Como Igreja, queremos viver, à luz do Evangelho, a paixão obsessiva de Jesus, o Reino. Queremos ser Igreja da opção pelos pobres, comunidade ecuménica e macroecuménica também. O Deus em quem acreditamos, o Abbá de Jesus, não pode ser de jeito nenhum causa de fundamentalismos, de exclusões, de inclusões absorventes, de orgulho proselitista. Chega de fazermos do nosso Deus o único Deus verdadeiro. «Meu Deus, deixa-me ver a Deus?». Com todo respeito pela opinião do Papa Bento XVI, o diálogo inter-religioso não somente é possível, é necessário. Faremos da co-responsabilidade eclesial a expressão legítima de uma fé adulta. Exigiremos, corrigindo séculos de descriminação, a plena igualdade da mulher na vida e nos ministérios da Igreja. Estimularemos a liberdade e o serviço reconhecido dos nossos teólogos e teólogas. A Igreja será uma rede de comunidades orantes, servidoras, proféticas, testemunhas da Boa Nova: uma Boa Nova de vida, de liberdade, de comunhão feliz. Uma Boa Nova de misericórdia, de acolhimento, de perdão, de ternura, samaritana à beira de todos os caminhos da Humanidade. Continuaremos a fazer com que se viva na prática eclesial a advertência de Jesus: a «Não será assim entre vocês» (Mt 21,26). Seja a autoridade serviço. O Vaticano deixará de ser Estado e o Papa não será mais chefe de Estado. A Cúria terá de ser profundamente reformada e as Igrejas locais cultivarão a inculturação do Evangelho e a ministerialidade compartilhada. A Igreja comprometer-se-á sem medo, sem evasões, com as grandes causas da justiça e da paz, dos direitos humanos e da igualdade reconhecida de todos os povos. Será profecia de anúncio, de denúncia, de consolação. A política vivida por todos os cristãos e cristãs será a «expressão mais alta do amor fraterno» (Pio XI).
Não renunciamos a estes sonhos mesmo quando possam parecer quimera. «Ainda cantamos, ainda sonhamos». Nós atemo-nos à palavra de Jesus: «Fogo vim trazer à Terra; e que mais posso querer senão que arda» (Lc 12,49). Com humildade e coragem, no seguimento de Jesus, tentaremos viver estes sonhos no dia-a-dia das nossas vidas. Continuará a haver crises e a Humanidade, com as suas religiões e as suas Igrejas, seguirá sendo santa e pecadora. Mas não faltarão as campanhas universais de solidariedade, os Foros Sociais, as Vias Campesinas, os movimentos populares, as conquistas dos Sem Terra, os pactos ecológicos, os caminhos alternativos da Nossa América, as Comunidades Eclesiais de Base, os processos de reconciliação entre o Shalom e o Salam, as vitórias indígenas e afro e, em todo o caso, mais uma vez e sempre, «eu me atenho ao dito: a Esperança».

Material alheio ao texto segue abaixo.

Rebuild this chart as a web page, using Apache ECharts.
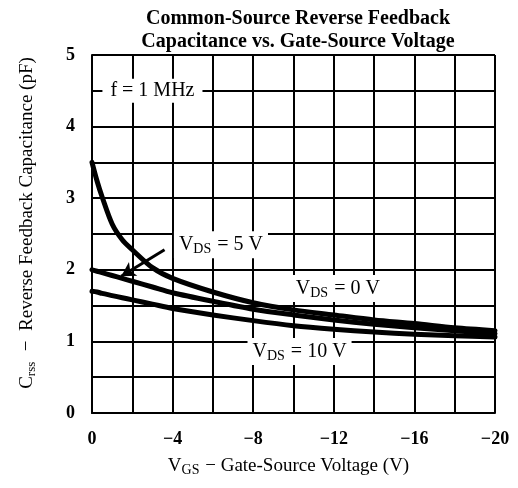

Cada um e cada uma a quem possa chegar esta circular fraterna, em comunhão de fé religiosa ou de paixão humana, receba um abraço do tamanho destes sonhos. Os velhos ainda têm visões, diz a Bíblia (Jl 3,1). Li nestes dias esta definição: «A velhice é uma espécie de pós-guerra»; não exactamente de claudicação. O Parkinson é apenas um percalço do caminho e seguimos Reino adentro.